I think it strange that many of the same folks who demand that copyright laws must be changed because technology makes it less difficult to violate them cling to the same old morals with respect to other things which technology has made less difficult. Just as many people today think it is actually OK to disrespect copyright (wrongly in my view), maybe soon they just won't care about having a bad reputation, or what is today a bad reputation might in the future be a good one.

Indeed, a typical person active online will return many hits. The first hits will be generally positive for a person, though perhaps not for a company. The question is how well people will deal with seeing only the negative, even though they sought it out. We tend to get all concerned if we learn a few bad things out of context, even if that was what we were looking for.

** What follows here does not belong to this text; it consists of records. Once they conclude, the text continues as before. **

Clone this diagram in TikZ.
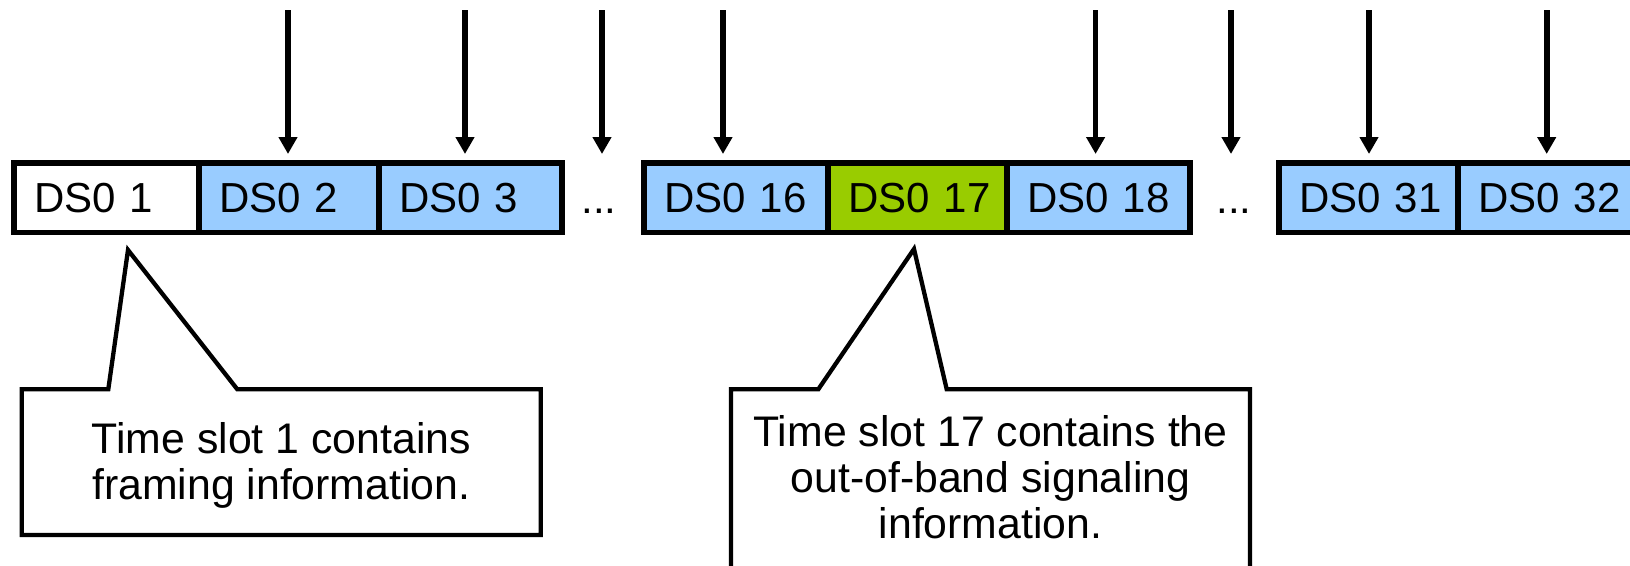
\documentclass[tikz,border=0pt]{standalone}
\usepackage{fontspec}
\setmainfont{Liberation Sans}
\usetikzlibrary{arrows.meta}
\definecolor{slotblue}{RGB}{153,204,255}
\definecolor{slotgreen}{RGB}{153,204,0}
\tikzset{
  txt/.style={font=\fontsize{42}{46}\selectfont, text=black},
  slot/.style={txt, draw=black, line width=5.5pt, minimum height=69.5pt,
    inner xsep=20pt, inner ysep=0pt, outer sep=0pt, align=left, anchor=west},
  blueslot/.style={slot, fill=slotblue},
  feed/.style={line width=5.7pt, -{Triangle[width=18pt,length=17pt]}},
  callout/.style={draw=black, line width=4.3pt, fill=white, line join=miter},
  note/.style={font=\fontsize{42.8}{46}\selectfont, text=black, align=center, inner sep=0pt}
}
\begin{document}
\begin{tikzpicture}[x=1pt,y=-1pt]
\useasboundingbox (0,0) rectangle (1630,565);
\clip (0,0) rectangle (1630,565);

% time slots of the frame (label kept on one line, box width set by text width)
\node[slot, fill=white, text width=145pt] (s1) at (14,197.75) {\mbox{DS0 1}};
\node[blueslot, text width=140pt] (s2) at (199,197.75) {\mbox{DS0 2}};
\node[blueslot, text width=143pt] (s3) at (379,197.75) {\mbox{DS0 3}};
\node[txt, anchor=base] (d1) at (599,213) {...};
\node[blueslot, text width=144pt] (s16) at (644,197.75) {\mbox{DS0 16}};
\node[slot, fill=slotgreen, text width=138.7pt] (s17) at (828.3,197.75) {\mbox{DS0 17}};
\node[blueslot, text width=143pt] (s18) at (1007,197.75) {\mbox{DS0 18}};
\node[txt, anchor=base] (d2) at (1234,213) {...};
\node[blueslot, text width=139pt] (s31) at (1279,197.75) {\mbox{DS0 31}};
\node[blueslot, text width=142pt] (s32) at (1458,197.75) {\mbox{DS0 32}};

% incoming channels
\foreach \n/\x/\t in {a2/288/s2, a3/465/s3, ad1/602/s3, a16/723/s16,
                      a18/1095.6/s18, ad2/1231/s18, a31/1369/s31, a32/1546.7/s32} {
  \coordinate (\n) at (\x,10);
  \draw[feed, shorten >=9pt] (\n) -- (\n |- \t.north);
}

% callout for time slot 1
\coordinate (p1) at (128,250);
\draw[callout] (21.8,389.3) -- (108.3,389.3) -- (p1) -- (237.3,389.3)
  -- (540.8,389.3) -- (540.8,535) -- (21.8,535) -- cycle;
\node[note] (c1) at (281.3,465.6) {Time slot 1 contains\\framing information.};

% callout for time slot 17
\coordinate (p2) at (914,249);
\draw[callout] (731,389.3) -- (818.3,389.3) -- (p2) -- (946.7,389.3)
  -- (1250,389.3) -- (1250,600) -- (731,600) -- cycle;
\node[note] (c2) at (990.5,477) {Time slot 17 contains the\\out-of-band signaling\\information.};
\end{tikzpicture}
\end{document}
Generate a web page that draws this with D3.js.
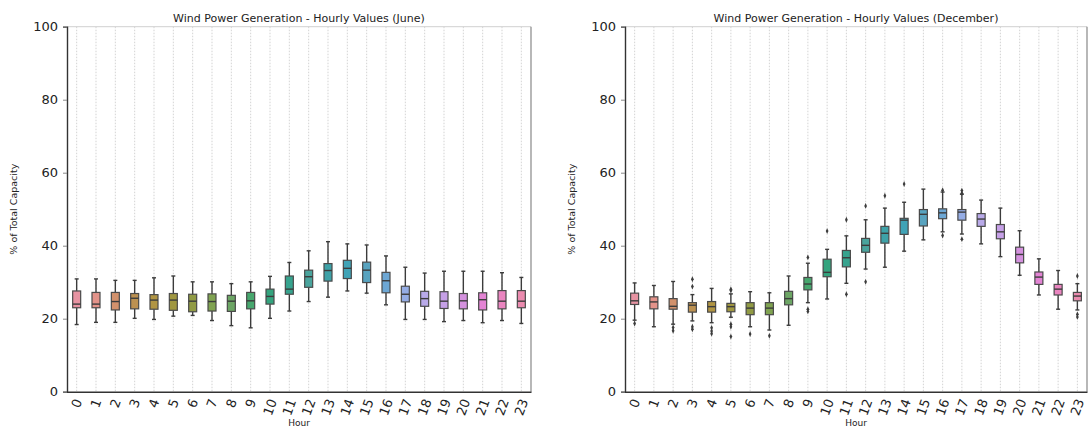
<!DOCTYPE html>
<html>
<head>
<meta charset="utf-8">
<script src="https://cdn.jsdelivr.net/npm/d3@7"></script>
<style>
  body { margin: 0; background: #fff; }
  text { font-family: "DejaVu Sans", sans-serif; fill: #222; }
</style>
</head>
<body>
<svg id="chart"></svg>
<script>
// Data (% of total capacity)
const hours = d3.range(24).map(String);

// June: whisker low, Q1, median, Q3, whisker high
const juneLow  = [18.4, 19.0, 19.0, 20.1, 19.8, 20.7, 20.9, 19.5, 18.1, 17.5, 20.1, 22.1, 24.7, 25.9, 27.6, 27.0, 23.8, 19.8, 19.8, 19.2, 19.5, 18.9, 19.5, 18.7];
const juneQ1   = [23.0, 23.0, 22.4, 22.7, 22.6, 22.3, 21.9, 22.1, 22.0, 22.7, 24.0, 26.7, 28.6, 30.3, 31.0, 29.9, 27.1, 24.6, 23.4, 22.8, 22.7, 22.4, 22.7, 23.0];
const juneMed  = [24.0, 24.0, 24.7, 25.6, 25.1, 25.1, 24.8, 24.7, 24.8, 24.9, 26.1, 28.1, 31.5, 33.2, 33.8, 33.3, 30.4, 26.7, 25.5, 24.8, 24.9, 25.2, 24.8, 24.8];
const juneQ3   = [27.6, 27.2, 27.2, 26.9, 26.6, 26.9, 26.7, 26.8, 26.4, 27.2, 28.1, 31.7, 33.3, 35.1, 36.0, 35.5, 32.7, 28.9, 27.5, 27.4, 26.9, 27.1, 27.7, 27.7];
const juneHigh = [30.9, 30.9, 30.5, 30.5, 31.2, 31.7, 30.1, 30.1, 29.6, 30.1, 31.6, 35.4, 38.6, 41.1, 40.5, 40.2, 37.2, 34.1, 32.5, 33.0, 33.0, 33.0, 32.6, 31.3];
const juneOut  = hours.map(() => []);

// December
const decLow  = [19.6, 17.8, 18.5, 19.4, 18.9, 20.4, 17.8, 16.9, 18.2, 24.4, 25.4, 29.7, 33.6, 34.1, 38.5, 41.6, 43.8, 43.2, 40.5, 37.0, 31.9, 26.5, 22.6, 22.4];
const decQ1   = [23.9, 22.7, 22.6, 21.8, 21.8, 21.9, 21.1, 21.1, 23.8, 27.9, 31.5, 34.2, 38.2, 40.7, 43.1, 45.4, 47.4, 47.0, 45.3, 41.9, 35.3, 29.4, 26.5, 24.9];
const decMed  = [24.9, 24.6, 23.4, 23.7, 23.3, 23.3, 22.9, 22.9, 25.5, 29.5, 32.7, 36.7, 40.1, 43.4, 47.0, 48.6, 49.0, 49.2, 47.3, 43.8, 37.6, 31.4, 28.1, 26.2];
const decQ3   = [27.0, 26.0, 25.5, 24.4, 24.7, 24.2, 24.4, 24.4, 27.5, 31.3, 36.3, 38.7, 42.0, 45.3, 47.5, 49.9, 50.1, 49.9, 48.8, 45.8, 39.6, 32.8, 29.4, 27.2];
const decHigh = [29.8, 29.1, 30.2, 26.6, 28.3, 26.8, 27.4, 27.1, 31.7, 35.2, 39.0, 42.7, 47.1, 50.3, 51.9, 55.5, 54.7, 54.1, 52.5, 50.3, 44.1, 36.4, 33.2, 29.6];
const decOut  = [
  [18.7], [], [17.6, 16.7], [30.8, 28.8, 17.8, 17.1], [17.5, 16.6, 15.9],
  [28.1, 27.7, 18.5, 17.8, 15.1], [15.8], [15.3], [], [36.8, 22.6, 22.0],
  [44.0], [47.1, 26.7], [50.9, 30.1], [53.7], [56.9], [], [55.2, 42.8],
  [55.1, 54.4, 41.8], [], [], [], [], [], [31.7, 21.2, 20.5]
];

const yTicks = [0, 20, 40, 60, 80, 100];

// seaborn husl anchors, 24 hues built between them, then desaturated
const huslAnchors = ['#f77189', '#ce9032', '#97a431', '#32b166', '#36ada4', '#39a7d0', '#a48cf4', '#f561dd'];
const palette = hours.map((h, i) => {
  const k = Math.floor(i / 3), t = (i % 3) / 3;
  const c = d3.hsl(d3.interpolateHcl(huslAnchors[k], huslAnchors[(k + 1) % 8])(t));
  c.s *= 0.72;
  c.l = Math.min(1, c.l * 1.05);
  return c.formatHex();
});

// Setup
const width = 1088, height = 427;
const svg = d3.select('#chart').attr('width', width).attr('height', height);

const y = d3.scaleLinear().domain([0, 100]).range([391.7, 26.7]);

function panel(x0, x1, title, low, q1, med, q3, high, outs) {
  const g = svg.append('g');
  const x = d3.scaleBand().domain(hours).range([x0, x1]);
  const cx = h => x(h) + x.bandwidth() / 2;
  const bw = 8, cap = 4;

  // vertical dotted grid
  g.selectAll('line.grid').data(hours).enter().append('line')
    .attr('x1', cx).attr('x2', cx)
    .attr('y1', y(100)).attr('y2', y(0))
    .attr('stroke', '#c8c8c8').attr('stroke-width', 0.8)
    .attr('stroke-dasharray', '1.5,1.5');

  // frame
  g.append('line').attr('x1', x0).attr('x2', x1).attr('y1', y(100)).attr('y2', y(100))
    .attr('stroke', '#d0d0d0').attr('stroke-width', 1);
  g.append('line').attr('x1', x1).attr('x2', x1).attr('y1', y(100)).attr('y2', y(0))
    .attr('stroke', '#888').attr('stroke-width', 1.2);

  // y axis
  const ya = g.append('g').attr('transform', `translate(${x0},0)`)
    .call(d3.axisLeft(y).tickValues(yTicks).tickSize(4).tickPadding(5));
  ya.select('.domain').attr('stroke', '#333').attr('stroke-width', 1.4);
  ya.selectAll('.tick line').attr('stroke', '#888');
  ya.selectAll('.tick text').style('font-size', '13px').attr('fill', '#222');

  // x axis
  const xa = g.append('g').attr('transform', `translate(0,${y(0)})`)
    .call(d3.axisBottom(x).tickSize(0).tickFormat(''));
  xa.select('.domain').attr('stroke', '#333').attr('stroke-width', 1.4);

  // rotated tick labels, bbox centered on tick
  const th = 70 * Math.PI / 180;
  hours.forEach(h => {
    const t = g.append('text').text(h)
      .style('font-size', '13px')
      .attr('text-anchor', 'middle')
      .attr('dominant-baseline', 'central');
    const L = t.node().getComputedTextLength();
    const bh = L * Math.sin(th) + 10 * Math.cos(th);
    t.attr('transform', `translate(${cx(h)},${y(0) + 6 + bh / 2}) rotate(-70)`);
  });

  // whiskers
  const line = '#3c3c3c';
  g.selectAll('line.wlo').data(hours).enter().append('line')
    .attr('x1', cx).attr('x2', cx)
    .attr('y1', (h, i) => y(low[i])).attr('y2', (h, i) => y(q1[i]))
    .attr('stroke', line).attr('stroke-width', 1.4);
  g.selectAll('line.whi').data(hours).enter().append('line')
    .attr('x1', cx).attr('x2', cx)
    .attr('y1', (h, i) => y(q3[i])).attr('y2', (h, i) => y(high[i]))
    .attr('stroke', line).attr('stroke-width', 1.4);
  // caps
  [low, high].forEach(arr => {
    g.selectAll(null).data(hours).enter().append('line')
      .attr('x1', h => cx(h) - cap / 2).attr('x2', h => cx(h) + cap / 2)
      .attr('y1', (h, i) => y(arr[i])).attr('y2', (h, i) => y(arr[i]))
      .attr('stroke', line).attr('stroke-width', 1.4);
  });

  // boxes
  g.selectAll('rect.box').data(hours).enter().append('rect')
    .attr('x', h => cx(h) - bw / 2).attr('width', bw)
    .attr('y', (h, i) => y(q3[i]))
    .attr('height', (h, i) => y(q1[i]) - y(q3[i]))
    .attr('fill', (h, i) => palette[i])
    .attr('stroke', '#4a4a4a').attr('stroke-width', 1.2);

  // medians
  g.selectAll('line.med').data(hours).enter().append('line')
    .attr('x1', h => cx(h) - bw / 2).attr('x2', h => cx(h) + bw / 2)
    .attr('y1', (h, i) => y(med[i])).attr('y2', (h, i) => y(med[i]))
    .attr('stroke', line).attr('stroke-width', 1.4);

  // outliers (diamonds)
  const pts = [];
  outs.forEach((arr, i) => arr.forEach(v => pts.push({ h: hours[i], v })));
  g.selectAll('path.out').data(pts).enter().append('path')
    .attr('d', d3.symbol(d3.symbolDiamond, 10))
    .attr('transform', d => `translate(${cx(d.h)},${y(d.v)}) scale(0.8,1)`)
    .attr('fill', '#3c3c3c');

  // labels
  g.append('text').attr('x', (x0 + x1) / 2).attr('y', 22)
    .attr('text-anchor', 'middle').style('font-size', '11px').text(title);
  g.append('text').attr('x', (x0 + x1) / 2).attr('y', 426)
    .attr('text-anchor', 'middle').style('font-size', '9px').text('Hour');
  g.append('text')
    .attr('transform', `translate(${x0 - 50},${(y(0) + y(100)) / 2}) rotate(-90)`)
    .attr('text-anchor', 'middle').style('font-size', '9.5px')
    .text('% of Total Capacity');
}

panel(67, 531, 'Wind Power Generation - Hourly Values (June)',
  juneLow, juneQ1, juneMed, juneQ3, juneHigh, juneOut);
panel(625, 1087, 'Wind Power Generation - Hourly Values (December)',
  decLow, decQ1, decMed, decQ3, decHigh, decOut);
</script>
</body>
</html>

...doesn't make any sense. In this model, if I read something bad about someone I either think that it's true, or that they posted it about themselves to bury some even more damaging facts. It's hard to think of an equilibrium where people are posting substantial amounts of negative information about themselves.

Back during the 20th century, I could assume any hit on my name was actually about me, but during the last few years I see hits for other people with the same name. In fact, another Joel Upchurch actually owns the JoelUpchurch.com domain. The trouble is that my name is unusual enough that some people might assume that that anything they read with my name is about me.

I think a lot of people are interested in software that is able to make a decent guess about which "John Smith" is being referred to in a posting. May never do it for John Smith but probably will be able to do it for less common names. You have to know something about the various people by that name of course, but the AIs of the future will.